┌──

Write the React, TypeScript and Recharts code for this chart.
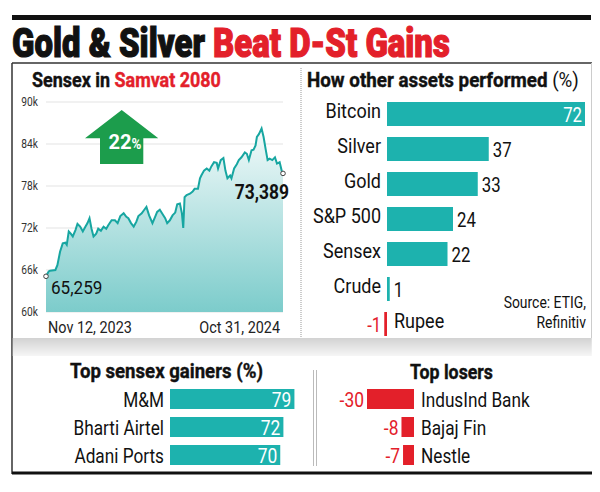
import React, { useLayoutEffect, useRef, useState } from "react";
import {
  AreaChart,
  Area,
  XAxis,
  YAxis,
  CartesianGrid,
  BarChart,
  Bar,
  Cell,
  LabelList,
} from "recharts";

const FONT = "Roboto, 'Liberation Sans', sans-serif";
const TEAL = "#1db2ae";
const LINE = "#17a6a1";
const RED = "#e3202a";
const GREEN = "#1c9d4c";
const INK = "#111";

// Sensex over Samvat 2080 (days since Nov 12, 2023 and index level)
const sensexDays = [
  0, 4, 6, 14, 17, 21, 25, 29, 31, 34, 37, 40, 44, 47, 51, 55, 59, 62, 65, 68,
  71, 75, 78, 82, 86, 90, 93, 98, 103, 107, 111, 116, 120, 123, 127, 131, 135, 138, 143, 146,
  150, 154, 159, 163, 166, 170, 174, 178, 181, 185, 189, 193, 196, 200, 203, 205, 207, 210, 215, 219,
  222, 227, 230, 232, 236, 240, 244, 247, 251, 255, 257, 261, 265, 268, 271, 275, 277, 281, 285, 288,
  292, 297, 300, 303, 307, 310, 313, 315, 318, 322, 325, 328, 331, 334, 338, 342, 345, 349, 352, 354,
];
const sensexLevels = [
  65100, 65800, 65900, 66000, 66700, 68600, 69800, 69900, 69600, 71500,
  71200, 70800, 71700, 72600, 72200, 71500, 72200, 72700, 73400, 71900,
  70800, 71200, 71900, 71600, 72200, 71900, 72400, 73100, 73100, 72700,
  73700, 74100, 73600, 73400, 72700, 72200, 72900, 73700, 74100, 74500,
  75000, 73800, 72700, 73600, 74300, 74600, 74000, 73400, 72700, 73100,
  73800, 74200, 75400, 75500, 74100, 72000, 76400, 76700, 76900, 77200,
  77600, 77600, 79100, 79500, 80200, 80500, 80200, 80800, 81400, 81300,
  80500, 81700, 82000, 80200, 79100, 79500, 79100, 80500, 81100, 81700,
  82100, 82800, 82600, 81700, 83100, 83200, 83800, 85000, 85400, 86200,
  85000, 83300, 81700, 81900, 81700, 82100, 81200, 81400, 80200, 79800,
];
const sensexTicks = [60000, 66000, 72000, 78000, 84000, 90000];
const sensexDates = ["Nov 12, 2023", "Oct 31, 2024"];
const sensexStartLabel = "65,259";
const sensexEndLabel = "73,389";
const sensexGain = "22";

const assetNames = ["Bitcoin", "Silver", "Gold", "S&P 500", "Sensex", "Crude", "Rupee"];
const assetReturns = [72, 37, 33, 24, 22, 1, -1];

const gainerNames = ["M&M", "Bharti Airtel", "Adani Ports"];
const gainerReturns = [79, 72, 70];

const loserNames = ["IndusInd Bank", "Bajaj Fin", "Nestle"];
const loserReturns = [-30, -8, -7];

const sensexData = sensexDays.map((day, i) => ({ day, level: sensexLevels[i] }));
const assetData = assetNames.map((name, i) => ({ name, value: assetReturns[i] }));
const gainerData = gainerNames.map((name, i) => ({ name, value: gainerReturns[i] }));
const loserData = loserNames.map((name, i) => ({ name, value: loserReturns[i] }));

const lastIdx = sensexData.length - 1;

// condensed text: roboto squeezed horizontally
function NText({ x, y, size, scale = 0.85, anchor = "start", weight = 400, fill = INK, children }: any) {
  return (
    <text
      transform={`translate(${x},${y}) scale(${scale},1)`}
      textAnchor={anchor}
      fontFamily={FONT}
      fontSize={size}
      fontWeight={weight}
      fill={fill}
    >
      {children}
    </text>
  );
}

// headline text squeezed to a given width
function FitText({ x, y, width, size, weight = 700, anchor = "start", fill = INK, heavy = 0, children }: any) {
  const ref = useRef<SVGTextElement>(null);
  const [s, setS] = useState(1);
  useLayoutEffect(() => {
    if (ref.current) {
      const len = ref.current.getComputedTextLength();
      if (len > 0) setS(width / len);
    }
  }, [width]);
  return (
    <text
      ref={ref}
      transform={`translate(${x},${y}) scale(${s},1)`}
      textAnchor={anchor}
      fontFamily={FONT}
      fontSize={size}
      fontWeight={weight}
      fill={fill}
      stroke={heavy ? "currentColor" : undefined}
      strokeWidth={heavy || undefined}
    >
      {children}
    </text>
  );
}

function DateTick(props: any) {
  const { x, y, index } = props;
  const first = index === 0;
  return (
    <NText x={first ? x + 2 : x - 3} y={y + 13} size={16} scale={0.9} anchor={first ? "start" : "end"} fill="#222">
      {sensexDates[first ? 0 : 1]}
    </NText>
  );
}

function LevelTick(props: any) {
  const { x, y, payload } = props;
  return (
    <NText x={x} y={y + 4} size={12} scale={0.85} anchor="end" fill="#333">
      {`${payload.value / 1000}k`}
    </NText>
  );
}

function EndDot(props: any) {
  const { cx, cy, index } = props;
  if (index !== 0 && index !== lastIdx) return <g key={`d${index}`} />;
  return <circle key={`d${index}`} cx={cx} cy={cy} r={2.3} fill="#fff" stroke="#444" strokeWidth={1} />;
}

function EndLabel(props: any) {
  const { x, y, index } = props;
  if (index === 0) {
    return (
      <NText x={x + 5} y={y + 18} size={19} scale={0.9}>
        {sensexStartLabel}
      </NText>
    );
  }
  if (index === lastIdx) {
    return (
      <NText x={x + 6} y={y + 26} size={20} weight={700} scale={0.87} anchor="end">
        {sensexEndLabel}
      </NText>
    );
  }
  return null;
}

function barLabel(
  names: string[],
  values: number[],
  nameSize: number,
  nameScale: number,
  valSize: number,
  valScale: number,
  nameDy: number,
  valDy: number,
  insideAll: boolean,
) {
  const top = Math.max(...values);
  return (props: any) => {
    const { x, y, width, height, index } = props;
    const v = values[index];
    const left = Math.min(x, x + width);
    const right = Math.max(x, x + width);
    const cy = y + height / 2;
    const zero = v >= 0 ? left : right;
    const inside = v > 0 && (insideAll || v === top);
    let valueEl;
    if (v < 0) {
      valueEl = (
        <NText x={left - 3} y={cy + valDy} size={valSize} scale={valScale} anchor="end" fill={RED}>
          {v}
        </NText>
      );
    } else if (inside) {
      valueEl = (
        <NText x={right - 3} y={cy + valDy} size={valSize} scale={valScale} anchor="end" fill="#fff">
          {v}
        </NText>
      );
    } else {
      valueEl = (
        <NText x={right + 4} y={cy + valDy} size={valSize} scale={valScale}>
          {v}
        </NText>
      );
    }
    return (
      <g key={`l${index}`}>
        <NText
          x={v >= 0 ? zero - 6 : zero + 7}
          y={cy + nameDy}
          size={nameSize}
          scale={nameScale}
          anchor={v >= 0 ? "end" : "start"}
        >
          {names[index]}
        </NText>
        {valueEl}
      </g>
    );
  };
}

export default function App() {
  return (
    <div
      style={{
        position: "absolute",
        left: 0,
        top: 0,
        width: 600,
        height: 492,
        background: "#fff",
        overflow: "hidden",
      }}
    >
      <div style={{ position: "absolute", left: 0, top: 90 }}>
        <AreaChart width={300} height={250} data={sensexData} margin={{ top: 12, right: 17, bottom: 0, left: 12 }}>
          <defs>
            <linearGradient id="sxFill" x1="0" y1="0" x2="0" y2="1">
              <stop offset="0" stopColor="#f3fafa" />
              <stop offset="1" stopColor="#7ccccb" />
            </linearGradient>
          </defs>
          <CartesianGrid vertical={false} stroke="#e3e3e3" />
          <XAxis
            dataKey="day"
            type="number"
            domain={[0, 354]}
            ticks={[0, 354]}
            tick={<DateTick />}
            tickLine={false}
            axisLine={false}
            height={28}
          />
          <YAxis
            type="number"
            domain={[60000, 90000]}
            ticks={sensexTicks}
            width={34}
            tickLine={false}
            axisLine={false}
            tick={<LevelTick />}
          />
          <Area
            dataKey="level"
            type="linear"
            stroke={LINE}
            strokeWidth={2}
            fill="url(#sxFill)"
            fillOpacity={1}
            dot={EndDot}
            activeDot={false}
            label={EndLabel}
            isAnimationActive={false}
          />
        </AreaChart>
      </div>

      <div style={{ position: "absolute", left: 300, top: 90 }}>
        <BarChart
          layout="vertical"
          width={300}
          height={251}
          data={assetData}
          margin={{ top: 6, right: 15, bottom: 0, left: 76 }}
        >
          <XAxis type="number" domain={[-4, 72]} hide />
          <YAxis type="category" dataKey="name" hide />
          <Bar dataKey="value" barSize={24} isAnimationActive={false}>
            {assetData.map((d) => (
              <Cell key={d.name} fill={d.value < 0 ? RED : TEAL} />
            ))}
            <LabelList dataKey="value" content={barLabel(assetNames, assetReturns, 20, 0.9, 21, 0.8, 4, 7.5, false)} />
          </Bar>
        </BarChart>
      </div>

      <div style={{ position: "absolute", left: 40, top: 380 }}>
        <BarChart
          layout="vertical"
          width={270}
          height={89}
          data={gainerData}
          margin={{ top: 5, right: 14, bottom: 0, left: 130 }}
        >
          <XAxis type="number" domain={[0, 80]} hide />
          <YAxis type="category" dataKey="name" hide />
          <Bar dataKey="value" barSize={20} fill={TEAL} isAnimationActive={false}>
            <LabelList dataKey="value" content={barLabel(gainerNames, gainerReturns, 21, 0.82, 21, 0.83, 8, 8, true)} />
          </Bar>
        </BarChart>
      </div>

      <div style={{ position: "absolute", left: 320, top: 380 }}>
        <BarChart
          layout="vertical"
          width={270}
          height={89}
          data={loserData}
          margin={{ top: 5, right: 176, bottom: 0, left: 47 }}
        >
          <XAxis type="number" domain={[-30, 0]} hide />
          <YAxis type="category" dataKey="name" hide />
          <Bar dataKey="value" barSize={20} fill={RED} isAnimationActive={false}>
            <LabelList dataKey="value" content={barLabel(loserNames, loserReturns, 21, 0.82, 21, 0.83, 8, 8, false)} />
          </Bar>
        </BarChart>
      </div>

      <svg
        width={600}
        height={492}
        style={{ position: "absolute", left: 0, top: 0, pointerEvents: "none" }}
      >
        <defs>
          <linearGradient id="band" x1="0" y1="0" x2="0" y2="1">
            <stop offset="0" stopColor="#d2d2d2" />
            <stop offset="1" stopColor="#f6f6f6" />
          </linearGradient>
        </defs>
        <rect x={12} y={15} width={579} height={5} fill={INK} />
        <FitText x={12} y={57} width={438} size={41} weight={900}>
          <tspan fill={INK} stroke={INK} strokeWidth={1.2}>Gold &amp; Silver </tspan>
          <tspan fill={RED} stroke={RED} strokeWidth={1.2}>Beat D-St Gains</tspan>
        </FitText>

        {/* frame */}
        <line x1={12} y1={63} x2={592} y2={63} stroke="#333" strokeWidth={1.5} />
        <line x1={12} y1={63} x2={12} y2={474} stroke="#333" strokeWidth={1.5} />
        <line x1={591.5} y1={63} x2={591.5} y2={338} stroke="#ccc" strokeWidth={1} />
        <rect x={12.75} y={338} width={579} height={18} fill="url(#band)" />
        <line x1={12} y1={473} x2={592} y2={473} stroke={INK} strokeWidth={3} />
        <line x1={301} y1={68} x2={301} y2={337} stroke="#999" strokeWidth={1} strokeDasharray="1 1" />
        <line x1={313.5} y1={370} x2={313.5} y2={466} stroke="#bbb" strokeWidth={1} />
        <line x1={316.5} y1={370} x2={316.5} y2={466} stroke="#bbb" strokeWidth={1} />

        {/* panel titles */}
        <FitText x={32} y={86.5} width={189} size={20}>
          <tspan fill={INK} stroke={INK} strokeWidth={0.4}>Sensex in </tspan>
          <tspan fill={RED} stroke={RED} strokeWidth={0.4}>Samvat 2080</tspan>
        </FitText>
        <FitText x={307} y={86.5} width={272} size={20}>
          <tspan fontWeight={700} stroke={INK} strokeWidth={0.4}>How other assets performed </tspan>
          <tspan fontWeight={400}>(%)</tspan>
        </FitText>
        <FitText x={70} y={378} width={193} size={21}>
          <tspan stroke={INK} strokeWidth={0.4}>Top sensex gainers (%)</tspan>
        </FitText>
        <FitText x={410} y={379} width={83} size={21}>
          <tspan stroke={INK} strokeWidth={0.4}>Top losers</tspan>
        </FitText>

        {/* gain arrow */}
        <polygon
          points="121.7,110 158.3,138.3 143.3,138.3 143.3,164 100,164 100,138.3 85,138.3"
          fill={GREEN}
        />
        <FitText x={108.5} y={148.5} width={33} size={21} fill="#fff">
          <tspan>{sensexGain}</tspan>
          <tspan fontSize={14}>%</tspan>
        </FitText>

        {/* source */}
        <NText x={586} y={308} size={17} scale={0.82} anchor="end">
          Source: ETIG,
        </NText>
        <NText x={586} y={328} size={17} scale={0.82} anchor="end">
          Refinitiv
        </NText>
      </svg>
    </div>
  );
}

└──

- The problem:
Where a line above contains the word "React", copy that line.

- Exercise solution:
Write the React, TypeScript and Recharts code for this chart.
import React, { useLayoutEffect, useRef, useState } from "react";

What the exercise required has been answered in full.